■ OBJECTIVE ■
Wherever a line in the data below holds "this", copy that line.

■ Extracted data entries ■
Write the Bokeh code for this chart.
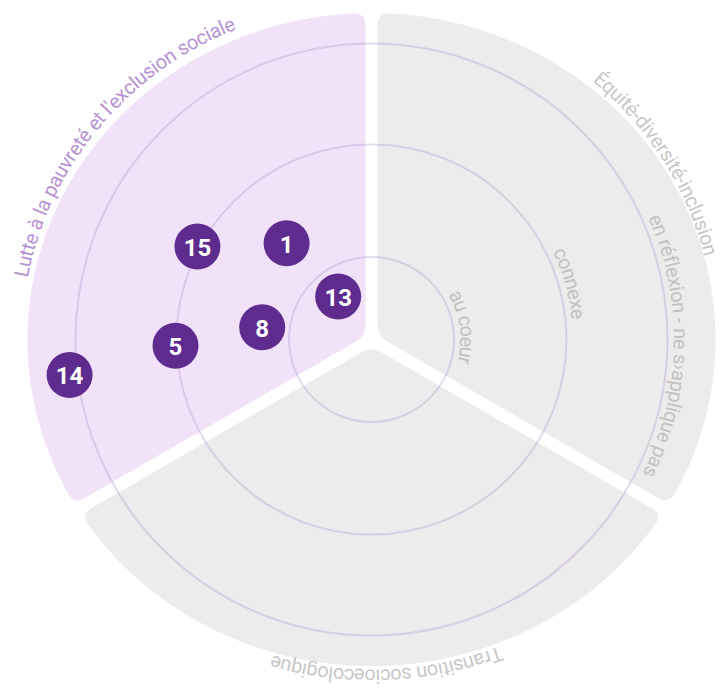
import numpy as np
from bokeh.plotting import figure
from bokeh.core.properties import value
from bokeh.embed import file_html
from bokeh.resources import INLINE

# ---------------- data ----------------
sector_names = ["Lutte à la pauvreté et l'exclusion sociale",
                "Transition socioecologique",
                "Équité-diversité-inclusion"]
sector_start = [90, 210, -30]      # degrees, counter-clockwise
sector_end = [210, 330, 90]
sector_fill = ["#f1e2f9", "#ececec", "#ececec"]
sector_label_color = ["#b893d3", "#c8c8c8", "#c8c8c8"]
sector_label_center = [142.3, 272.6, 31.2]   # polar angle of label centre
sector_label_inset = [0.0, 0.0, 6.0]         # horizontal pull-in of the label path

ring_labels = ["au coeur", "connexe", "en réflexion - ne s›applique pas"]
ring_radius = [82.5, 195, 296]
ring_label_start = [30.3, 25.8, 23.7]

point_ids = ["1", "15", "13", "8", "5", "14"]
point_radius = [128.4, 197.3, 54.4, 110.0, 196.1, 304.0]
point_angle = [131.4, 151.9, 127.8, 173.6, 181.8, 186.7]

# ---------------- geometry / style ----------------
A_OUT, B_OUT = 344.0, 326.5     # outer edge of the sectors
A_TXT, B_TXT, DY_TXT = 356.0, 340.4, 3.3   # path of the sector labels (glyph centres)
RING_TXT_PAD = 13.5
GAP = 6.0
T_IN, T_OUT = 12.0, 12.0
W_PX, H_PX = 724, 688
CX, CY = 371.0, 339.0           # centre, in page pixels
X0, X1 = -CX, W_PX - CX
Y1 = CY
Y0 = CY - H_PX
SCALE = 1.0

CHAR_W = {'a': .544, 'b': .548, 'c': .511, 'd': .550, 'e': .517, 'f': .347, 'g': .549,
          'h': .538, 'i': .237, 'j': .237, 'k': .495, 'l': .237, 'm': .855, 'n': .539,
          'o': .557, 'p': .547, 'q': .551, 'r': .331, 's': .504, 't': .319, 'u': .538,
          'v': .473, 'w': .733, 'x': .484, 'y': .462, 'z': .484, ' ': .248, '-': .270,
          "'": .170, '›': .300, 'à': .544, 'é': .517, 'É': .518, 'L': .525, 'T': .596}


def bez(p0, p1, p2, n=14):
    t = np.linspace(0, 1, n)[:, None]
    return (1 - t) ** 2 * p0 + 2 * (1 - t) * t * p1 + t ** 2 * p2


def sector_shape(t1, t2):
    a1, a2 = np.radians(t1), np.radians(t2)
    u1 = np.array([np.cos(a1), np.sin(a1)])
    n1 = np.array([-np.sin(a1), np.cos(a1)])
    u2 = np.array([np.cos(a2), np.sin(a2)])
    n2 = np.array([np.sin(a2), -np.cos(a2)])
    half = (a2 - a1) / 2
    mid = (a1 + a2) / 2
    v0 = GAP / np.sin(half) * np.array([np.cos(mid), np.sin(mid)])

    def hit(n, u):
        p0 = GAP * n
        qa = (u[0] / A_OUT) ** 2 + (u[1] / B_OUT) ** 2
        qb = 2 * (p0[0] * u[0] / A_OUT ** 2 + p0[1] * u[1] / B_OUT ** 2)
        qc = (p0[0] / A_OUT) ** 2 + (p0[1] / B_OUT) ** 2 - 1
        s = (-qb + np.sqrt(qb * qb - 4 * qa * qc)) / (2 * qa)
        return p0 + s * u

    v1, v2 = hit(n1, u1), hit(n2, u2)
    f1 = np.arctan2(v1[1] / B_OUT, v1[0] / A_OUT)
    f2 = np.arctan2(v2[1] / B_OUT, v2[0] / A_OUT)
    while f2 <= f1:
        f2 += 2 * np.pi
    phi = np.linspace(f1, f2, 1500)
    arc = np.column_stack([A_OUT * np.cos(phi), B_OUT * np.sin(phi)])
    cum = np.concatenate([[0], np.cumsum(np.hypot(*np.diff(arc, axis=0).T))])
    i_d = np.searchsorted(cum, T_OUT)
    i_e = np.searchsorted(cum, cum[-1] - T_OUT)
    pts = []
    pts.append(bez(v0 + T_IN * u2, v0, v0 + T_IN * u1))
    pts.append(bez(v1 - T_OUT * u1, v1, arc[i_d]))
    pts.append(arc[i_d:i_e + 1])
    pts.append(bez(arc[i_e], v2, v2 - T_OUT * u2))
    poly = np.vstack(pts)
    return poly[:, 0], poly[:, 1]


def curved_text(p, s, a, b, anchor_deg, size_px, color, anchor="start", dy=0.0):
    """Place the characters of s along a clockwise elliptical path (tops outward)."""
    ref = anchor_deg + 100
    al = np.radians(ref)
    phi0 = np.arctan2(a * np.sin(al), b * np.cos(al))
    phi = phi0 - np.linspace(0, np.radians(300), 9000)
    x = a * np.cos(phi)
    y = b * np.sin(phi) + dy
    cum = np.concatenate([[0], np.cumsum(np.hypot(np.diff(x), np.diff(y)))])
    pol = np.unwrap(np.arctan2(y - dy, x))
    rel = pol[0] - pol
    ang = np.unwrap(np.arctan2(-b * np.cos(phi), a * np.sin(phi)))
    widths = np.array([CHAR_W.get(c, 0.55) for c in s]) * size_px / SCALE
    total = widths.sum()
    l_anchor = np.interp(np.radians(100), rel, cum)
    start = l_anchor - (total / 2 if anchor == "middle" else 0)
    centers = start + np.cumsum(widths) - widths / 2
    keep = [i for i, c in enumerate(s) if c != " "]
    xs = np.interp(centers, cum, x)[keep]
    ys = np.interp(centers, cum, y)[keep]
    angs = np.interp(centers, cum, ang)[keep]
    p.text(x=list(xs), y=list(ys), text=[s[i] for i in keep], angle=list(angs),
           text_font=value("Roboto"), text_font_size=value(f"{size_px}px"),
           text_color=color, text_align="center", text_baseline="middle")


p = figure(width=W_PX, height=H_PX, x_range=(X0, X1), y_range=(Y0, Y1),
           output_backend="svg", toolbar_location=None, min_border=0,
           x_axis_location=None, y_axis_location=None)
p.grid.visible = False
p.outline_line_color = None
p.background_fill_color = "white"
p.border_fill_color = "white"

# sectors
xs_list, ys_list = [], []
for t1, t2 in zip(sector_start, sector_end):
    sx, sy = sector_shape(t1, t2)
    xs_list.append(list(sx))
    ys_list.append(list(sy))
p.patches(xs=xs_list, ys=ys_list, fill_color=sector_fill, line_color=None)

# rings
p.circle(x=[0] * len(ring_radius), y=[0] * len(ring_radius), radius=ring_radius,
         fill_color=None, line_color="#b89ad0", line_alpha=0.38, line_width=2)

# ring labels
for lab, r, st in zip(ring_labels, ring_radius, ring_label_start):
    rr = r + RING_TXT_PAD
    curved_text(p, lab, rr, rr, st, 20, "#c2c2c2", anchor="start")

# sector labels
for lab, c, col, ins in zip(sector_names, sector_label_center, sector_label_color,
                            sector_label_inset):
    curved_text(p, lab, A_TXT - ins, B_TXT, c, 20, col, anchor="middle", dy=DY_TXT)

# points
px = [r * np.cos(np.radians(a)) for r, a in zip(point_radius, point_angle)]
py = [r * np.sin(np.radians(a)) for r, a in zip(point_radius, point_angle)]
p.circle(x=px, y=py, radius=23, fill_color="#5e2b8e", line_color=None)
p.text(x=px, y=py, text=point_ids, text_align="center", text_baseline="middle",
       y_offset=1, text_font=value("Roboto"), text_font_size=value("24px"),
       text_font_style="bold", text_color="white")

open("out.html", "w").write(file_html(p, INLINE))
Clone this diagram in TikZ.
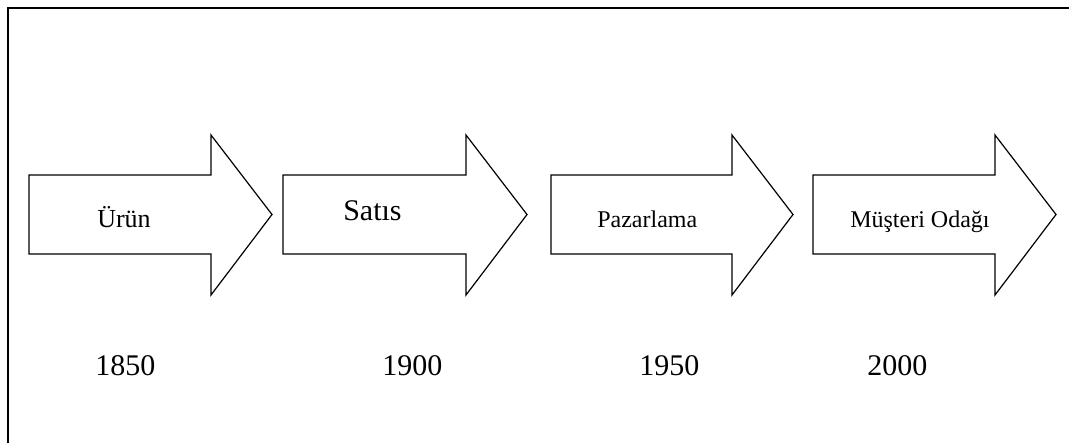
\documentclass[tikz,border=0pt]{standalone}
\usepackage{fontspec}
\setmainfont{Liberation Serif}
\begin{document}
\begin{tikzpicture}[x=0.75pt,y=-0.75pt,
  frameline/.style={line width=0.8pt},
  arrowshape/.style={draw=black,fill=white,line width=0.9pt,line join=miter},
  lbl/.style={inner sep=0pt,anchor=base west},
  big/.style={font=\fontsize{22.5}{27}\selectfont},
  mid/.style={font=\fontsize{19.5}{23}\selectfont},
  small/.style={font=\fontsize{18}{22}\selectfont}]
\useasboundingbox (0,0) rectangle (1069,443);
% frame (only top and left edges are visible)
\coordinate (fbl) at (8,443);
\coordinate (ftl) at (8,8);
\coordinate (ftr) at (1069,8);
\draw[frameline] (fbl) -- (ftl) -- (ftr);
% arrows
\foreach \l/\n/\t in {29/211/272, 283/466/527, 551/732/793, 813/995/1056}{
  \draw[arrowshape] (\l,175) -- (\n,175) -- (\n,135) -- (\t,214.5) -- (\n,295) -- (\n,254) -- (\l,254) -- cycle;
}
% labels in arrows
\node[lbl,mid]   (urun) at (97,227) {Ürün};
\node[lbl,big]   (satis) at (343,220) {Satıs};
\node[lbl,small] (paz) at (597,227) {Pazarlama};
\node[lbl,small] (must) at (850,227) {Müşteri Odağı};
% years
\node[lbl,big] (y1850) at (95,375) {1850};
\node[lbl,big] (y1900) at (382,375) {1900};
\node[lbl,big] (y1950) at (639,375) {1950};
\node[lbl,big] (y2000) at (867,375) {2000};
\end{tikzpicture}
\end{document}
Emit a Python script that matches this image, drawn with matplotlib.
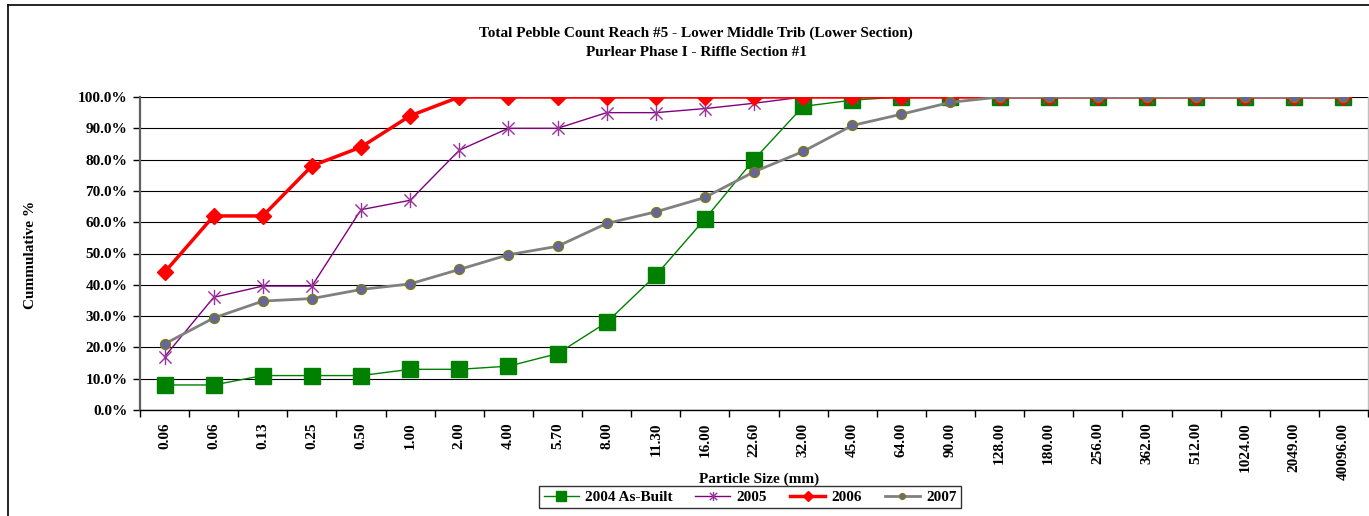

■ THE COMPLETED TASK ■
Write the Bokeh code for this chart.
Clone this diagram in TikZ.
Emit a Python script that matches this image, drawn with matplotlib.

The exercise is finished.